◆ Task brief ◆
Draw out every line with the word "image" from the listing below.

◆ Data extract ◆
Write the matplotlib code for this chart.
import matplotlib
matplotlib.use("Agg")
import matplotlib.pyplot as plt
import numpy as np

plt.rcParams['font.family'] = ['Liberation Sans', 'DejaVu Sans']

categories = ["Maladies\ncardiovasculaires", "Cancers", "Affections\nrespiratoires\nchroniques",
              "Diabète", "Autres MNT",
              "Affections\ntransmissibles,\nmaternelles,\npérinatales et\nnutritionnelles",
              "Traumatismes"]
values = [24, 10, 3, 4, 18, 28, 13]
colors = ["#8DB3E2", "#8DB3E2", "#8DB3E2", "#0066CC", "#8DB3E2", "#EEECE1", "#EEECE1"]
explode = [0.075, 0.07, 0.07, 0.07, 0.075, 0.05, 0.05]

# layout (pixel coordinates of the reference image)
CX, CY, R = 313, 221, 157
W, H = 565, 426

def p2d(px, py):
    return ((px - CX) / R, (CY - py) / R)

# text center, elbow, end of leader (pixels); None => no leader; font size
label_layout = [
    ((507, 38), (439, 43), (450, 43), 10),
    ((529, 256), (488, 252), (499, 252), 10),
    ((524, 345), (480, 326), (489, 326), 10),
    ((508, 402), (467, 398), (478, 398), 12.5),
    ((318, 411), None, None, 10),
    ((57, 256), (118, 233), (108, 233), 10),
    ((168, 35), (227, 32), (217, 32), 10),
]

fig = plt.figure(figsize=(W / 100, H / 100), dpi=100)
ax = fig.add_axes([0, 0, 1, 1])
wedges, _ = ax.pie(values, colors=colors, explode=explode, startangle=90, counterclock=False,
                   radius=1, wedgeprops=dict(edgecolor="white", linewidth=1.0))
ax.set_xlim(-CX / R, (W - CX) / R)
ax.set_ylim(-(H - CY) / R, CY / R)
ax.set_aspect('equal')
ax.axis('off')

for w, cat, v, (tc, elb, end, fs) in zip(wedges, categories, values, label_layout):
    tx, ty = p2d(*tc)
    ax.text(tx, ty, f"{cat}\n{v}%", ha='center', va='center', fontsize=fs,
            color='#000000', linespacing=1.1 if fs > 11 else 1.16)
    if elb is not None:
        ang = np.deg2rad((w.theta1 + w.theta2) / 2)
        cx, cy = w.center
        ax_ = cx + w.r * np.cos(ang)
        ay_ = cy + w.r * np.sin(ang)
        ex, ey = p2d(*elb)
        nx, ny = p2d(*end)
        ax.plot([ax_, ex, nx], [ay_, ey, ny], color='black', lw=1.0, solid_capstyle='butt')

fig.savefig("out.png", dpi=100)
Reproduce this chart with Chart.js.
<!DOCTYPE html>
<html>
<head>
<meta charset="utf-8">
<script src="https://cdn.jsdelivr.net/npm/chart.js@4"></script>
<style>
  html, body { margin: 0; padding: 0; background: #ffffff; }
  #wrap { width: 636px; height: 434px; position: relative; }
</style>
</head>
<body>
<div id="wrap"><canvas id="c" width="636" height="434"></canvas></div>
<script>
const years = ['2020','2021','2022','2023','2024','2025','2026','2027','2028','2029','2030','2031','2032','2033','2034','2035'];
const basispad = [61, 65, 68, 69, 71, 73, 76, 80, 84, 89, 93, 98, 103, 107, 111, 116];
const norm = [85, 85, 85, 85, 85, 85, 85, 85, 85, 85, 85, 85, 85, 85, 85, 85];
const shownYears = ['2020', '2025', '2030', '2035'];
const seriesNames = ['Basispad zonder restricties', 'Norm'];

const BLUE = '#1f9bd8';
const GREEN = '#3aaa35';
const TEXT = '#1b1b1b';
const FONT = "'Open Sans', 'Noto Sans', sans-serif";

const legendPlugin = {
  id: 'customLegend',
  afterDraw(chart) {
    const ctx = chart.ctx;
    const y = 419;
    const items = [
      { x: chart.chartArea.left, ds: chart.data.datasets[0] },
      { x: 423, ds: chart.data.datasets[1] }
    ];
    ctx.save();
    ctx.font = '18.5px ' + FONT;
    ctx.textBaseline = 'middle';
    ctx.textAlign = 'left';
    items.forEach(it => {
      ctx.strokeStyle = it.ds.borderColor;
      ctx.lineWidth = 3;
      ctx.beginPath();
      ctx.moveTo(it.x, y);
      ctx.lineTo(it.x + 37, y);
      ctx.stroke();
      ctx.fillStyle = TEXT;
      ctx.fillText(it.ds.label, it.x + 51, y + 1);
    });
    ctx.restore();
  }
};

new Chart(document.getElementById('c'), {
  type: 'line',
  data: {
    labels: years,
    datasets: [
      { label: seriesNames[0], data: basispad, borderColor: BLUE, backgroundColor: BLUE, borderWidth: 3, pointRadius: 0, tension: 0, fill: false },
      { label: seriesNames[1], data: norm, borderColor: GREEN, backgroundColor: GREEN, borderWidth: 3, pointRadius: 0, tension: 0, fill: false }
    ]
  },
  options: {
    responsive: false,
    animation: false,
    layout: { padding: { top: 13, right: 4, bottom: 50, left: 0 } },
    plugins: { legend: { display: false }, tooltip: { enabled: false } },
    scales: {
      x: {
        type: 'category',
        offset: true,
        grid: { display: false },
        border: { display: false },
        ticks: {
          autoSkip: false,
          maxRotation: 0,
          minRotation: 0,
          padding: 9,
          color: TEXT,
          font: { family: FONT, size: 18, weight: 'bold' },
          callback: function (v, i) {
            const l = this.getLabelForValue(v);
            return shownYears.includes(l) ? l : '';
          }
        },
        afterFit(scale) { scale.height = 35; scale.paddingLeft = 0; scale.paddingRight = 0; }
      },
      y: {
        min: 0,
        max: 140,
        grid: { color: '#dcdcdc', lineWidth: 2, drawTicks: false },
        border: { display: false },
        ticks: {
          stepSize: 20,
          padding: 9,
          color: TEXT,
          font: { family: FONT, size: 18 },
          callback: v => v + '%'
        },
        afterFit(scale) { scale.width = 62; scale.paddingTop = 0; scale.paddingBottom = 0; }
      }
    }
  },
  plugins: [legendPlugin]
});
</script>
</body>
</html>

==

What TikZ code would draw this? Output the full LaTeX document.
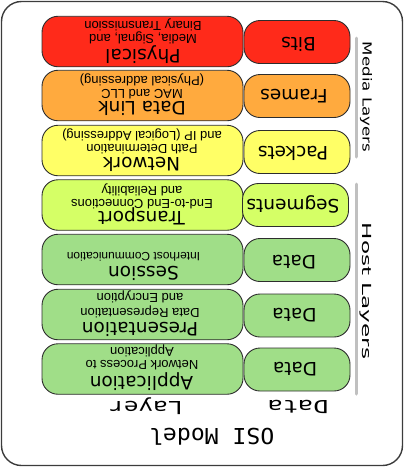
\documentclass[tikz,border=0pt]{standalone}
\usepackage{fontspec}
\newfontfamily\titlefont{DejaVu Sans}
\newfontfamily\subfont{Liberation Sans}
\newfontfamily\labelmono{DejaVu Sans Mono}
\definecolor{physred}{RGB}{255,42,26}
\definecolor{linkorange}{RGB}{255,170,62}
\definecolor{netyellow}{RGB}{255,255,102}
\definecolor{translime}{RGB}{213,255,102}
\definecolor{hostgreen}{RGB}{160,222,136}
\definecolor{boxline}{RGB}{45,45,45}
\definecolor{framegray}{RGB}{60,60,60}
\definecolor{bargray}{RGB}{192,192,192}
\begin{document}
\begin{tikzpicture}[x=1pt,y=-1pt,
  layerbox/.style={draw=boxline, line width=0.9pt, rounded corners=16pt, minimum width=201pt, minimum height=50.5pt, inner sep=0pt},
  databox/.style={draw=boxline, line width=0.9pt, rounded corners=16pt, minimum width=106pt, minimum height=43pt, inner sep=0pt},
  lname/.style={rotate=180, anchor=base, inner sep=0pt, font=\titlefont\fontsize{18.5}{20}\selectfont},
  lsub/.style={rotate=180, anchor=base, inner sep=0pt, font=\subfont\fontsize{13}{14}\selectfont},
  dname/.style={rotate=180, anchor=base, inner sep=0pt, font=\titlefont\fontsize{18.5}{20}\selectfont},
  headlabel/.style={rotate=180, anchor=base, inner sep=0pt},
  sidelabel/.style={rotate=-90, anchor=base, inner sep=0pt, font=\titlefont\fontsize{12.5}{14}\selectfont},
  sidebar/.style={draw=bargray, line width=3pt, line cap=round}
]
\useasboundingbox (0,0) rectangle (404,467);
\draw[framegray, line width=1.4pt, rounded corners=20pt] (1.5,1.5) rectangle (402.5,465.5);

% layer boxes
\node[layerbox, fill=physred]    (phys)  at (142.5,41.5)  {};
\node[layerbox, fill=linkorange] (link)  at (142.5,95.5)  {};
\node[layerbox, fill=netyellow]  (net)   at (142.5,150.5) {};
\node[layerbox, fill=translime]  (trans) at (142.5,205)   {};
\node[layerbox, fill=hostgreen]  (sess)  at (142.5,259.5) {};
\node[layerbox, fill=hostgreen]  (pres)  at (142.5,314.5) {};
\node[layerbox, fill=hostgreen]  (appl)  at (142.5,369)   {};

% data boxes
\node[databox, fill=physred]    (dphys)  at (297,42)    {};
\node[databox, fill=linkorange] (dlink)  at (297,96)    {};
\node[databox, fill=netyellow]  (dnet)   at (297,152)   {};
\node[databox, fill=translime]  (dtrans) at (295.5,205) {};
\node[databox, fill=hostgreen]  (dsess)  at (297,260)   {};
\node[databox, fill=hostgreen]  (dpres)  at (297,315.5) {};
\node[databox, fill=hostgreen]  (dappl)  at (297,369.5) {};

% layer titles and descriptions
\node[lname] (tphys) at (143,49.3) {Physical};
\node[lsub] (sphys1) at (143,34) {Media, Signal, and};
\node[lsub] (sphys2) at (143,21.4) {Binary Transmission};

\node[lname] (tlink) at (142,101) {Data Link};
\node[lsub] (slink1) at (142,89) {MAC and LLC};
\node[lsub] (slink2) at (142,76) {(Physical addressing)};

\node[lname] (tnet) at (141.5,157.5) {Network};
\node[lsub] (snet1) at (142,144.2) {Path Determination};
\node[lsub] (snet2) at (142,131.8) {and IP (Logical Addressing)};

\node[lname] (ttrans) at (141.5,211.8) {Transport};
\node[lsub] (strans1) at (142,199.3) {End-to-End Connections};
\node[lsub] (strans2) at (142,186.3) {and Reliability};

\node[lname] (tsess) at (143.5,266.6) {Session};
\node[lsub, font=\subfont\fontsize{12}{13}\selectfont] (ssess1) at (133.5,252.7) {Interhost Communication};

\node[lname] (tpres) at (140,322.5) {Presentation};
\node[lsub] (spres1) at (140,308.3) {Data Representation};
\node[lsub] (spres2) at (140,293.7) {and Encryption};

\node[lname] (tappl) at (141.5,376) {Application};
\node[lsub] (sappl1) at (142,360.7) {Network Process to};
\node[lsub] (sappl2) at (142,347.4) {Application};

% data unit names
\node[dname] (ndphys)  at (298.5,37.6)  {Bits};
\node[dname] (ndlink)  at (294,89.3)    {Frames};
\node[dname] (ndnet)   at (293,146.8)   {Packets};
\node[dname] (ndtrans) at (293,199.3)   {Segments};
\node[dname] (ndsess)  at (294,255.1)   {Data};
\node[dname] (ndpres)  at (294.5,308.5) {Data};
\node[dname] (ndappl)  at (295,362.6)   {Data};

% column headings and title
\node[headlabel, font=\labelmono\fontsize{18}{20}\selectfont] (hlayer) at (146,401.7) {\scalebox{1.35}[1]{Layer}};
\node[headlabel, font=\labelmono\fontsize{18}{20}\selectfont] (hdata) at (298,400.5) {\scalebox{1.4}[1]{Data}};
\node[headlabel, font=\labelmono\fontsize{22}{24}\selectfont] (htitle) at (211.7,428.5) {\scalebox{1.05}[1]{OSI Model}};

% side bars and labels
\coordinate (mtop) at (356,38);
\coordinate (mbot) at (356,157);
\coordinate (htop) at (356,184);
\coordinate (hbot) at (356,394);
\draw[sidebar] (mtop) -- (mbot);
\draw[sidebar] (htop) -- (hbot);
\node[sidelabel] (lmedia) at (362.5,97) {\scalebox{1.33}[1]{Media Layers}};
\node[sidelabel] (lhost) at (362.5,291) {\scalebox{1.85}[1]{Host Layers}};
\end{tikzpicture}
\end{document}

...

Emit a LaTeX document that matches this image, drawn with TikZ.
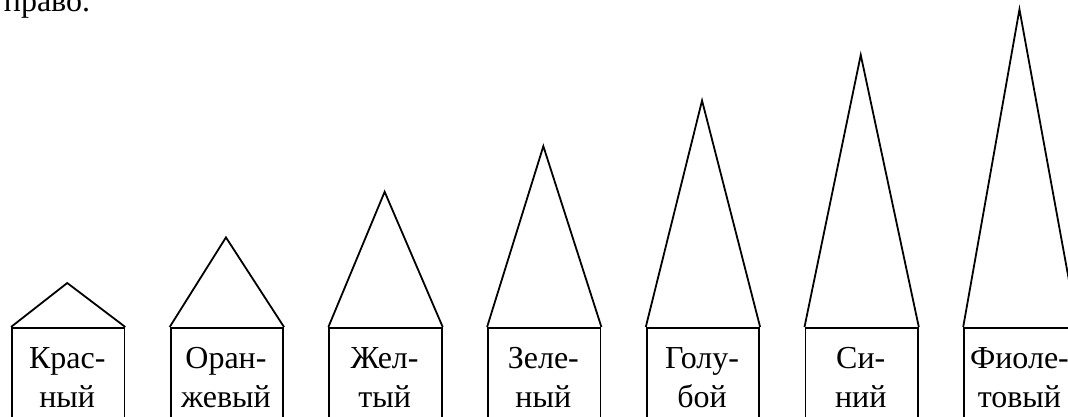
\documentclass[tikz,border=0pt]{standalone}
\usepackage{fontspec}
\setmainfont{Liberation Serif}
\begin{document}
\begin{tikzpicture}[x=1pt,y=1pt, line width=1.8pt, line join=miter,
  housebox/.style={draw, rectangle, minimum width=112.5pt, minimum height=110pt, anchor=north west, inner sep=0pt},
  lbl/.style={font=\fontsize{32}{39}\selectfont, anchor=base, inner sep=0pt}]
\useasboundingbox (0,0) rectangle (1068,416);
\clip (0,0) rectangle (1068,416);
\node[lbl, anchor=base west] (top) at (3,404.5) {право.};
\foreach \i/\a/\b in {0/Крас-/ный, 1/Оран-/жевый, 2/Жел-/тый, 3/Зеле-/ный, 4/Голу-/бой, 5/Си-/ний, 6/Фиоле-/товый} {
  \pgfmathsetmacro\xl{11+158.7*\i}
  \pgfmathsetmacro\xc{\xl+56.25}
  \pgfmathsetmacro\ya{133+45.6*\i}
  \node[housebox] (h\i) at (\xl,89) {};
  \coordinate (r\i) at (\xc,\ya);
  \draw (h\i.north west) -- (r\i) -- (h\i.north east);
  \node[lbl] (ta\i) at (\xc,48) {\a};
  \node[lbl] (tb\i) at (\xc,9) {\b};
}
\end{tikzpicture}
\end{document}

◆ Solution ◆
# layout (pixel coordinates of the reference image)
Emit a LaTeX document that matches this image, drawn with TikZ.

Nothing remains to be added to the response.